I'll echo the point made in other SYWTOBAIDs ("Soyewtobaids"): You're not going to get much money from this. In the worst (and most likely case), it will bleed you dry. You'll have to lean on friends and family for charity, which always leaves you with a warm, fuzzy, anxious, I-owe-everyone-BIG-TIME feeling.

You'll have no budget for luxuries after the running costs of the development. You may not even make back that money. So as much as you'd like to see what life was like for Cliffy B all those years ago on alpha centauri, it's not going to happen (but for the same effect, you could watch donnie darko, and imagine that actor Jake Gyllenhal is actor Vin Diesel, and the rabbit guy is that spider boss).

Expect whatever War Chest you've amassed to leak a lot faster than you expect, what with paying for industry standard software and specialized hardware, even if you're living (as we do) rent free.
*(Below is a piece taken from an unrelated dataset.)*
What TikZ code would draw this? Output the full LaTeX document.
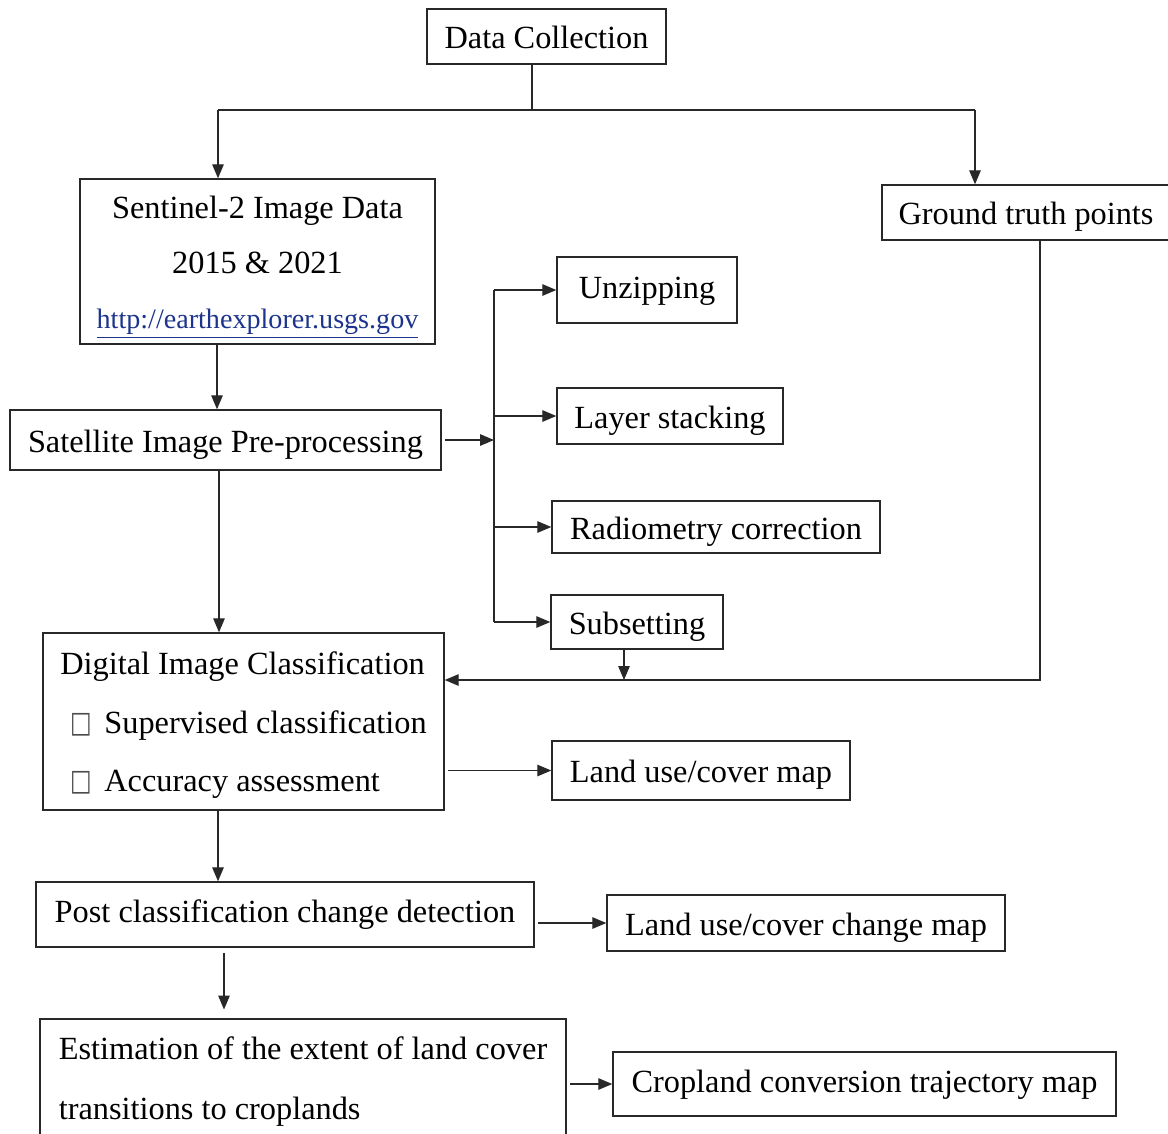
\documentclass[tikz,border=0pt]{standalone}
\usepackage{fontspec}
\setmainfont{Liberation Serif}
\newfontfamily\symfont{DejaVu Sans}
\usetikzlibrary{arrows.meta}
\definecolor{linkblue}{RGB}{28,52,140}
\definecolor{linegray}{RGB}{40,40,40}
\tikzset{
  box/.style={draw=linegray, line width=0.8pt, rectangle, inner sep=0pt, font=\fontsize{18.4}{22}\selectfont, text=black},
  onebox/.style={box, text height=14pt, text depth=0pt},
  highbox/.style={box, text height=9.4pt, text depth=0pt},
  conn/.style={draw=linegray, line width=0.75pt},
  arr/.style={conn, -{Triangle[length=0.28cm,width=0.23cm]}},
}
\newcommand{\chk}{{\color{black!70}\symfont\fontsize{13}{13}\selectfont\raisebox{0.5pt}{\scalebox{1}[1.3]{□}}}}
\begin{document}
\begin{tikzpicture}[x=0.02cm,y=-0.02cm]
\useasboundingbox (0,0) rectangle (1168,1133);
% nodes
\node[onebox, minimum width=239*0.02cm, minimum height=55*0.02cm] (dc) at (546.5,36.5) {Data Collection};
\node[box, minimum width=355*0.02cm, minimum height=165*0.02cm, align=center, font=\fontsize{18.4}{31.3}\selectfont] (sen) at (257.5,261.5)
  {\rule{0pt}{19.5pt}Sentinel-2 Image Data\\2015 \& 2021\\{\fontsize{16}{18}\selectfont\color{linkblue}\underline{http://earthexplorer.usgs.gov}}};
\node[onebox, minimum width=288*0.02cm, minimum height=55*0.02cm] (gt) at (1026,212.5) {Ground truth points};
\node[onebox, minimum width=431*0.02cm, minimum height=60*0.02cm] (pre) at (225.5,440) {Satellite Image Pre-processing};
\node[highbox, minimum width=180*0.02cm, minimum height=66*0.02cm] (unz) at (647,290) {Unzipping};
\node[onebox, minimum width=226*0.02cm, minimum height=56*0.02cm] (lay) at (670,416) {Layer stacking};
\node[onebox, minimum width=328*0.02cm, minimum height=52*0.02cm] (rad) at (716,527) {Radiometry correction};
\node[onebox, minimum width=172*0.02cm, minimum height=54*0.02cm] (sub) at (637,622) {Subsetting};
\node[box, minimum width=401*0.02cm, minimum height=177*0.02cm, align=left, font=\fontsize{18.4}{33.3}\selectfont] (dic) at (243.5,721.5)
  {\rule{0pt}{17.2pt}Digital Image Classification\\\hspace{0.2cm}\chk\hspace{0.25cm}Supervised classification\\\hspace{0.2cm}\chk\hspace{0.25cm}Accuracy assessment};
\node[onebox, minimum width=298*0.02cm, minimum height=59*0.02cm] (luc) at (701,770.5) {Land use/cover map};
\node[highbox, minimum width=498*0.02cm, minimum height=65*0.02cm] (post) at (285,914.5) {Post classification change detection};
\node[onebox, minimum width=398*0.02cm, minimum height=56*0.02cm] (lucc) at (806,923) {Land use/cover change map};
\node[box, minimum width=526*0.02cm, minimum height=118*0.02cm, align=left, font=\fontsize{18.4}{34.1}\selectfont] (est) at (303,1078)
  {\rule{0pt}{16.8pt}Estimation of the extent of land cover\\transitions to croplands};
\node[highbox, minimum width=503*0.02cm, minimum height=64*0.02cm] (crop) at (864.5,1084) {Cropland conversion trajectory map};
% helper coordinates
\coordinate (jdc) at (532,110);
\coordinate (jl) at (218,110);
\coordinate (jr) at (975,110);
\coordinate (bus) at (494,0);
\coordinate (x217) at (217,0);
\coordinate (x219) at (219,0);
\coordinate (x218) at (218,0);
\coordinate (x224) at (224,0);
\coordinate (x624) at (624,0);
\coordinate (gtc) at (1040,680);
% connectors
\draw[conn] (dc.south -| jdc) -- (jdc);
\draw[conn] (jl) -- (jr);
\draw[arr] (jl) -- (jl |- sen.north);
\draw[arr] (jr) -- (jr |- gt.north);
\draw[arr] (sen.south -| x217) -- (pre.north -| x217);
\draw[arr, shorten <=2pt] (pre.east) -- (pre.east -| bus);
\draw[conn] (unz.west -| bus) -- (sub.west -| bus);
\draw[arr] (unz.west -| bus) -- (unz.west);
\draw[arr] (lay.west -| bus) -- (lay.west);
\draw[arr] (rad.west -| bus) -- (rad.west);
\draw[arr] (sub.west -| bus) -- (sub.west);
\draw[arr] (pre.south -| x219) -- (dic.north -| x219);
\draw[arr] (gt.south -| gtc) -- (gtc) -- (gtc -| dic.east);
\draw[arr] (sub.south -| x624) -- (x624 |- gtc);
\draw[arr, shorten <=2pt] (dic.east |- luc.west) -- (luc.west);
\draw[arr] (dic.south -| x218) -- (post.north -| x218);
\draw[arr, shorten <=2pt] (post.east |- lucc.west) -- (lucc.west);
\draw[arr, shorten <=3pt, shorten >=5pt] (post.south -| x224) -- (est.north -| x224);
\draw[arr, shorten <=2pt] (est.east |- crop.west) -- (crop.west);
\end{tikzpicture}
\end{document}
And as Tommy witnessed this week, PCs have a lovely habit of occasionally blowing up, costing you time and money. Oh yeah, and you're your own tech support!

However, the idea that you're not going to make money should be liberating. You owe no-one, and no-one can impinge on your freedom (too severely). You are free to make the game that you want to make. Think of all the audience-second guessing you don't have to do! You're a demographic of one!

If you have any dependants, just forget indie development and get a proper job. It'd be immoral to take your loved ones through this.

Build it and They Will Come. Twice.
Second guessing audiences is a scurge of the conventional industry now-adays. It feels like most every mediocre game out there requires insidious and ill fitting stealth sections, or "gritty urban thug" themeing which wouldn't be so bad if it wasn't courtesy of the whitest guys on the planet. The design-by-committee and focus testing tend to filter the personality and soul out of a game.

As an indie developer, you actually don't have to worry too hard about who your market is (queue lots of dudes who have read marketing books spitting their coffee uncontrollably and trashing their expensive LCD monitor. That was the point).

If you're making the best use of the creative freedom which indie development gives you, you'll be making something new - something that creates a market, rather than exploiting existing ones. And since you're creating the market, you get to define it. You do this implicitly, just by making your game. Give the game a horrible interface, and your market will be made up of people with a high pain threshold. Make a shallow game, and you'll get players who only want a gaming snack.

The main draw of all this is to do something different. It's not that it's not possible to make something fantastic through the regular pipeline, but when you're solely responsible for your own actions, and determined to use your freedom, it makes that endeavour a lot easier. If you're no longer worried about making money, you're free to ignore the impulse to simply make a product for sale. You get to make something else.

Just remember what Henry Ford: "If I had asked people what they wanted, they would have asked for faster horses."

Cliffski’s Mumblings
Lemmy and Binky
Reality Fakers
They Came from Hollywood

*These are definately not my own experiences... just typical gripes I've heard from all over the place.


Anonymous said...

"How to" posts are indeed a dime a dozen but I always enjoy reading them. Though usually the same ground gets covered you do get different perspectives on similar problems and that invariably leads to some new insights.

All I really want is ONE post that tells me how wonderful and rosey and profitable and great and life affirming and worthwhile indie development is. All these "you'll be poor" and "it's damn hard work" posts just depress me, but in a good way, I suppose. :)


Bicheng Cao said...

This is interesting to read and it's very true. I have been worked as indie game developer for 18 months and I found that time is so limited.

My first project is a failure and I experienced 6 months without any income. I got lucky on my second project and it is able to cash me some money to support my life. BUT you need to continue support your live games, all by yourself. After running out of innovation on the same game, I need to move on to new one. But my time get more limited since now I need to support old game.

There are people making huge money by being an indie developer, but the chance is very low. For average indie, the life is worse than being employed. I'm still going to try my luck with my next project, but if the result is just so so, I may need to reconsider my career.